The reactions of the girls were really funny to me at first, and so I laughed, but then I got a closer look at the possum and my hypersensitivity arrived on cue and I was all, “GET THE FUCK AWAY FROM ME YOU FILTHY EXCUSE FOR ONE OF GOD’S CREATURES.” And then Alex made a “playing possum” pun and Haley (the ultimate ditz) didn’t get it, but then I paused for a moment and realized that I didn’t get it either, and so I was like, “What the fuck, Alex? Thanks for making me feel stupid.”

Meanwhile, elsewhere in the episode, Cam’s daughter Lily had lice.

After struggling to keep her away from him by telling her that the carpet he was on was hot lava and then literally putting a cardboard box on her head (this is why I love this show), he eventually decided to travel to the Dunphy house to acquire some lice treatment he was told they had in their basement – at which point I yelled at the television screen, “DON’T DO IT, CAM. THERE’S A POSSUM LURKING!”

But he didn’t listen to me.

So then he went to the house, where Alex and Haley had lost track of the possum after hiding out in Haley’s bedroom for too long and were all like, “Huh. Where did it go? Maybe it went back outside?” and then Cam and Lily started walking down the stairs and then the fucking possum FELL FROM THE CEILING and then I legitimately screamed like Jamie Lee Curtis in Halloween and threw my arms up in the air in what can only be described as a really, really gay tizzy. Which also happens to be exactly what Cam did.

Except unlike Cam, I had that glass of red wine in my hand.

And, so, THIS:

img_20140306_140537

Amazingly, though, I managed to miss the couch and my rug entirely – which I’m incredibly grateful for, because that would have majorly sucked.

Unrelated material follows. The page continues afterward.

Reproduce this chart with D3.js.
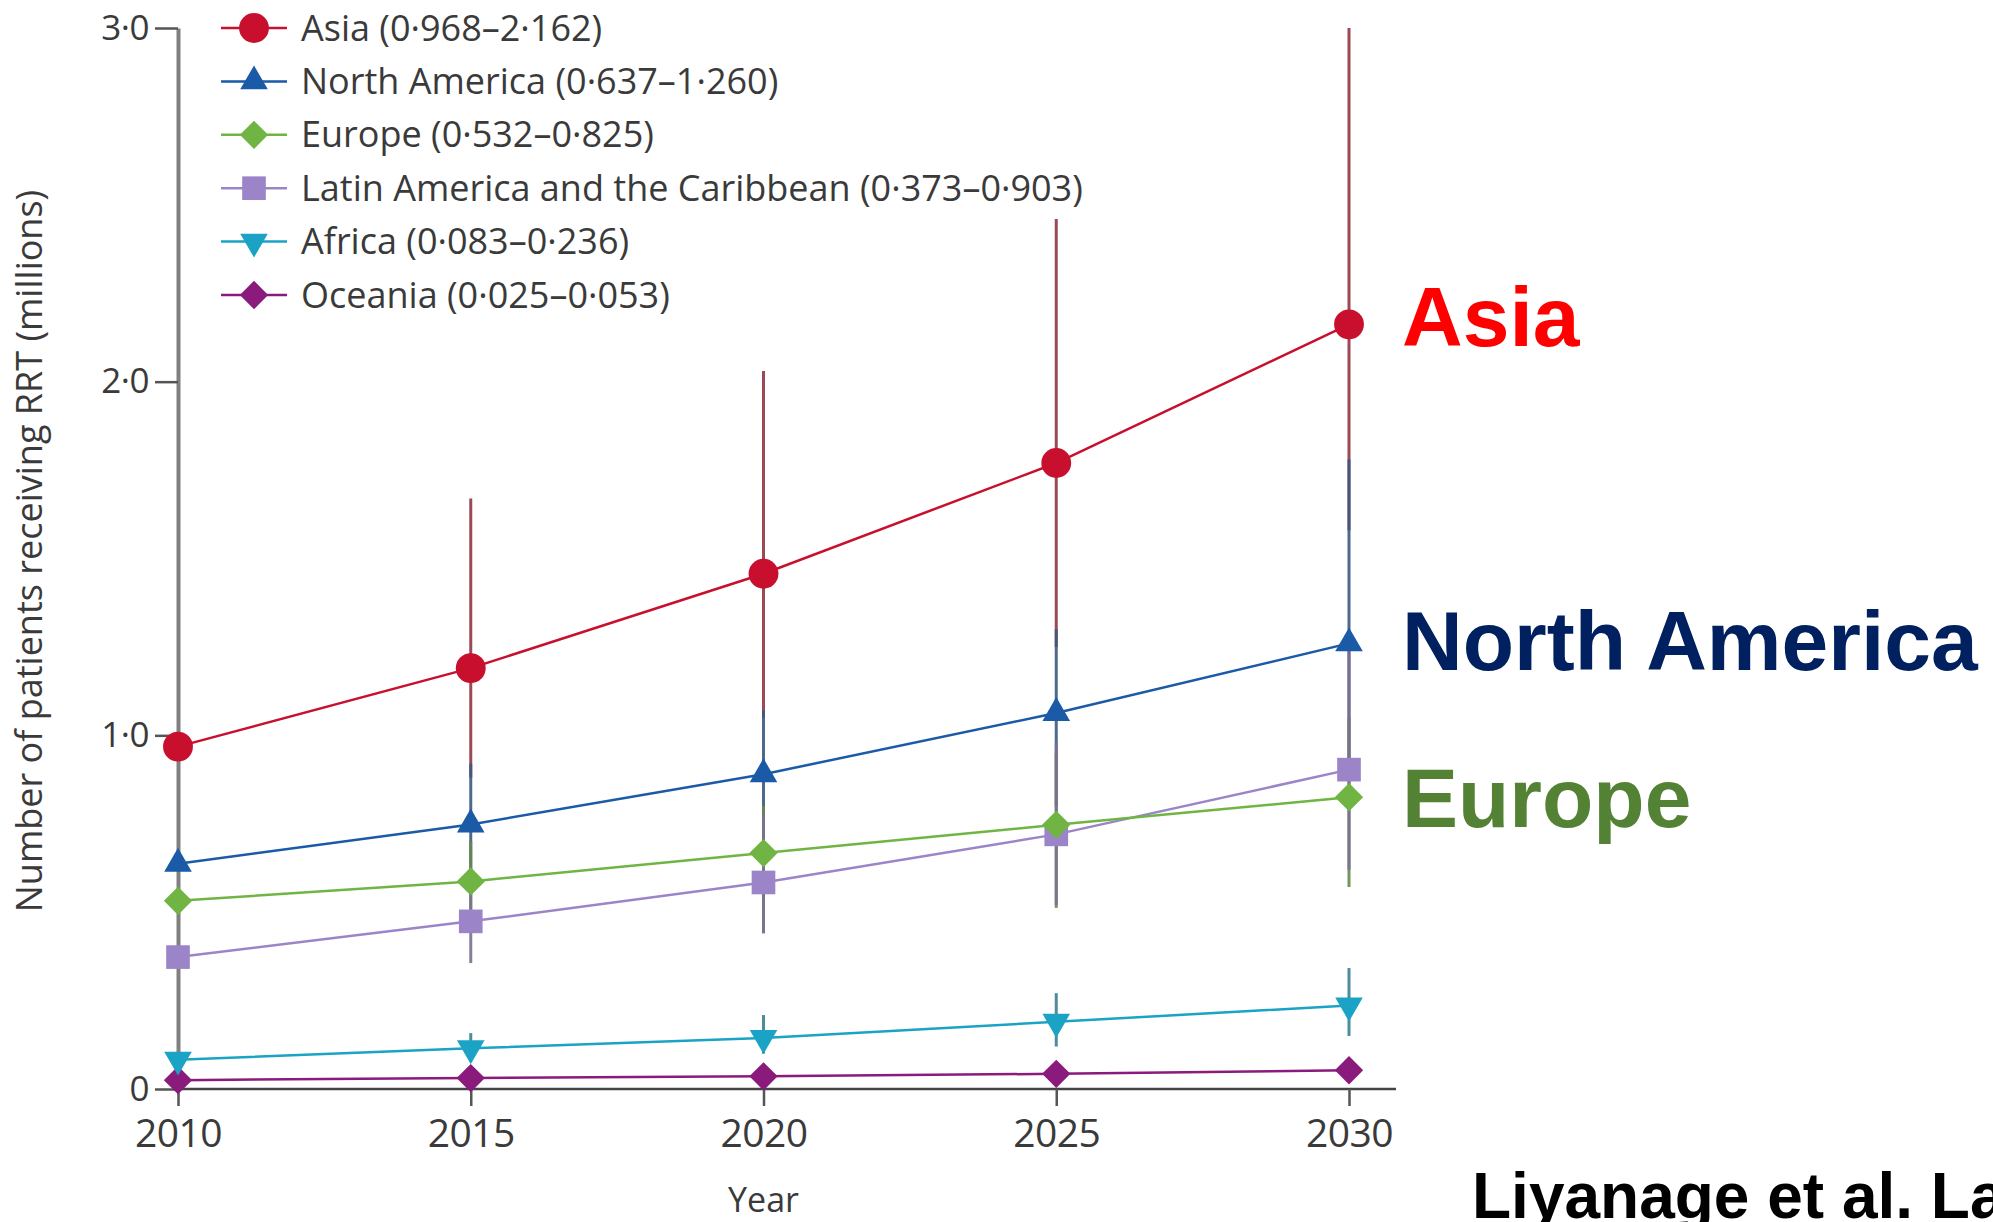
<!DOCTYPE html>
<html>
<head>
<meta charset="utf-8">
<script src="https://cdn.jsdelivr.net/npm/d3@7"></script>
<style>
  html, body { margin: 0; padding: 0; background: #ffffff; overflow: hidden; }
  svg { display: block; }
</style>
</head>
<body>
<svg id="chart" width="1993" height="1222"></svg>
<script>
// Projected number of patients receiving RRT (millions), by region
const years = [2010, 2015, 2020, 2025, 2030];
const yTicks = [0, 1, 2, 3];

const regionNames = ["Asia", "North America", "Europe", "Latin America and the Caribbean", "Africa", "Oceania"];
const legendRanges = ["(0·968–2·162)", "(0·637–1·260)", "(0·532–0·825)", "(0·373–0·903)", "(0·083–0·236)", "(0·025–0·053)"];

const asia         = [0.968, 1.19, 1.457, 1.77, 2.162];
const northAmerica = [0.637, 0.748, 0.89, 1.063, 1.260];
const europe       = [0.532, 0.587, 0.667, 0.747, 0.825];
const latinAmerica = [0.373, 0.474, 0.584, 0.72, 0.903];
const africa       = [0.083, 0.115, 0.144, 0.19, 0.236];
const oceania      = [0.025, 0.031, 0.036, 0.043, 0.053];

// Uncertainty intervals (2010 is the observed baseline)
const asiaLow  = [null, 0.88, 1.05, 1.25, 1.58];
const asiaHigh = [null, 1.67, 2.03, 2.46, 3.0];
const naLow    = [null, 0.62, 0.70, 0.80, 0.90];
const naHigh   = [null, 0.92, 1.07, 1.30, 1.78];
const euLow    = [null, 0.50, 0.441, 0.512, 0.571];
const euHigh   = [null, 0.70, 0.80, 0.95, 1.05];
const laLow    = [null, 0.356, 0.44, 0.52, 0.62];
const laHigh   = [null, 0.62, 0.78, 0.98, 1.25];
const afLow    = [null, 0.08, 0.10, 0.12, 0.15];
const afHigh   = [null, 0.158, 0.209, 0.271, 0.342];
const ocLow    = [null, 0.02, 0.025, 0.03, 0.035];
const ocHigh   = [null, 0.04, 0.05, 0.06, 0.075];

const calloutNames = ["Asia", "North America", "Europe"];
const citation = "Liyanage et al. Lancet 2015";

const seriesColors = ["#c8102e", "#1a5aa6", "#70b544", "#9b85c8", "#1aa3c4", "#8a1a7c"];
const symbolKinds = ["circle", "triangle", "diamond", "square", "triangleDown", "diamond"];

const series = regionNames.map((name, i) => ({
  name,
  range: legendRanges[i],
  values: [asia, northAmerica, europe, latinAmerica, africa, oceania][i],
  low: [asiaLow, naLow, euLow, laLow, afLow, ocLow][i],
  high: [asiaHigh, naHigh, euHigh, laHigh, afHigh, ocHigh][i],
  color: seriesColors[i],
  kind: symbolKinds[i]
}));

const svg = d3.select("#chart");
const labelFont = "'Open Sans', 'Noto Sans', sans-serif";

const x = d3.scaleLinear().domain([2010, 2030]).range([178, 1349]);
const y = d3.scaleLinear().domain([0, 3]).range([1089, 28]);

// Marker shapes
function markerPath(kind) {
  switch (kind) {
    case "circle": return d3.symbol(d3.symbolCircle, 700)();
    case "triangle": return d3.symbol(d3.symbolTriangle, 330)();
    case "triangleDown": return d3.symbol(d3.symbolTriangle, 330)();
    case "square": return d3.symbol(d3.symbolSquare, 560)();
    case "diamond": return d3.symbol(d3.symbolSquare, 400)();
  }
}
function markerRotation(kind) {
  if (kind === "triangleDown") return 180;
  if (kind === "diamond") return 45;
  return 0;
}

// Axes
const xAxis = d3.axisBottom(x).tickValues(years).tickFormat(d3.format("d")).tickSize(17).tickSizeOuter(0).tickPadding(13);
const yAxis = d3.axisLeft(y).tickValues(yTicks)
  .tickFormat(d => d === 0 ? "0" : d.toFixed(1).replace(".", "·"))
  .tickSize(23).tickSizeOuter(0).tickPadding(6);

const gy = svg.append("g").attr("transform", `translate(${x(2010)},0)`).call(yAxis);
gy.select(".domain").attr("stroke", "#808080").attr("stroke-width", 4);
gy.selectAll(".tick line").attr("stroke", "#555").attr("stroke-width", 2.5);
gy.selectAll(".tick text").attr("font-family", labelFont).attr("font-size", 35).attr("fill", "#3a3a3a").attr("letter-spacing", -0.5);

const gx = svg.append("g").attr("transform", `translate(0,${y(0)})`).call(xAxis);
gx.select(".domain").attr("d", `M${x(2010)},0H1396`).attr("stroke", "#444").attr("stroke-width", 2.5);
gx.selectAll(".tick line").attr("stroke", "#555").attr("stroke-width", 2.5);
gx.selectAll(".tick text").attr("font-family", labelFont).attr("font-size", 39).attr("fill", "#3a3a3a").attr("letter-spacing", -0.5);

// Axis titles
svg.append("text")
  .attr("transform", `translate(42,${(184 + 918) / 2}) rotate(-90)`)
  .attr("text-anchor", "middle")
  .attr("font-family", labelFont).attr("font-size", 36).attr("fill", "#3a3a3a")
  .text("Number of patients receiving RRT (millions)");

svg.append("text")
  .attr("x", x(2020)).attr("y", 1212)
  .attr("text-anchor", "middle")
  .attr("font-family", labelFont).attr("font-size", 34).attr("fill", "#3a3a3a")
  .text("Year");

// Uncertainty bars
const barLayer = svg.append("g");
series.forEach(s => {
  const barColor = d3.interpolateRgb(s.color, "#5a5a5a")(0.5);
  years.forEach((yr, j) => {
    if (s.low[j] == null) return;
    barLayer.append("line")
      .attr("x1", x(yr)).attr("x2", x(yr))
      .attr("y1", y(s.low[j])).attr("y2", y(s.high[j]))
      .attr("stroke", barColor).attr("stroke-width", 3).attr("stroke-opacity", 0.9);
  });
});

// Series lines
const line = d3.line().x((d, j) => x(years[j])).y(d => y(d));
const lineLayer = svg.append("g");
series.slice().reverse().forEach(s => {
  lineLayer.append("path")
    .attr("d", line(s.values))
    .attr("fill", "none").attr("stroke", s.color).attr("stroke-width", 2.5);
});

// Markers
const markerLayer = svg.append("g");
series.slice().reverse().forEach(s => {
  s.values.forEach((v, j) => {
    markerLayer.append("path")
      .attr("d", markerPath(s.kind))
      .attr("transform", `translate(${x(years[j])},${y(v)}) rotate(${markerRotation(s.kind)})`)
      .attr("fill", s.color);
  });
});

// Legend
const legend = svg.append("g");
series.forEach((s, i) => {
  const ly = 28 + i * 53.4;
  legend.append("line").attr("x1", 221).attr("x2", 287).attr("y1", ly).attr("y2", ly)
    .attr("stroke", s.color).attr("stroke-width", 2.5);
  legend.append("path").attr("d", markerPath(s.kind))
    .attr("transform", `translate(254,${ly}) rotate(${markerRotation(s.kind)})`)
    .attr("fill", s.color);
  legend.append("text").attr("x", 301).attr("y", ly).attr("dy", "0.35em")
    .attr("font-family", labelFont).attr("font-size", 36).attr("fill", "#3a3a3a")
    .text(`${s.name} ${s.range}`);
});

// Callout labels beside the 2030 values
const calloutColors = ["#ff0000", "#002060", "#548235"];
const calloutBaselines = [346, 670, 827];
calloutNames.forEach((name, i) => {
  svg.append("text").attr("x", 1402).attr("y", calloutBaselines[i])
    .attr("font-family", "'Liberation Sans', Arial, sans-serif").attr("font-weight", "bold")
    .attr("font-size", 84).attr("fill", calloutColors[i])
    .text(name);
});

svg.append("text").attr("x", 1472).attr("y", 1218)
  .attr("font-family", "'Liberation Sans', Arial, sans-serif").attr("font-weight", "bold")
  .attr("font-size", 64).attr("fill", "#000")
  .text(citation);
</script>
</body>
</html>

So really, in the end, I was touched by an angel. AKA MYSELF.

 

Comments

  1. hahahaahhaha! That’s how I watch TV, too – my son laughs at me all of the time because I’ll laugh hysterically and bawl uncontrollably… sometimes at the same time!

  2. “Touched By Myself.” I LOVE that show!
    We’re all about the coincidence, right? And in this week’s episode, I decided recently to keep track of all things that make me weepy, because it’s a mug’s game, I tell you. Weeping’s for chumps, see? Now get outta here, doll face, before I give ya another what for.
    Sorry, what? Isn’t that what they call “talking gangster”? No?
    Anyway, so far the Weep List includes that Prank It Forward viral with the waitress. Damn you, emotive soundtrack!

    • Hahahaha! At first I was like “what’s with the 40’s gangster talk?” then I realized that you were taking it to a whole other City of Angels place, and now I need to look up that viral waitress video because actually I’m overdue for a good cry.

  3. You’re fucking hilarious.

    • Thank you! And YOU are the hilarious one for finding me hilarious! That or we’re both just on the same exact wavelength of unfunniness… which, at least we’d have each other. But I vote that we’re just hilarious.

  4. This is probably one of my all-time favorite N!cBlog posts. Seriously. I laughed, I sympathized, I grinned at that adorable picture of you. It’s always the mark of a KILLER Nic post when I say, “HOLY FUCK THIS IS ME,” and this whole post was me. Except for the whole Nic Cage thing, because you should never say you’re Nic Cage. Just no.

    But seriously. LOVE.

  5. Meg Ryan then? or Meg Ryan now? Because Meg Ryan now is scarier than an opussum unless it is a possum falling from the ceiling which just freaked me out and I’ve never seen that episode (I have Ty Burrell issues, sort of).

    • Definitely Meg circa 1996. AND OMG WHAT? How can you not love Phil Dunphy???? (Actually, after writing that question just now, I guess I could see how one could not love Phil Dunphy. Carry on.)

  6. So…what you’re saying is…watching TV is, for you, the equivalent of everyone else on a thrill ride? Now you know why they don’t let you take your wine with you on Space Mountain.
    On the bright side, you could probably sell your shirt to a hipster because I think that would be right up Hipster Alley.

    • “Now you know why they don’t let you take your wine with you on Space Mountain.” <–THIS is why I don't go to Space Mountain.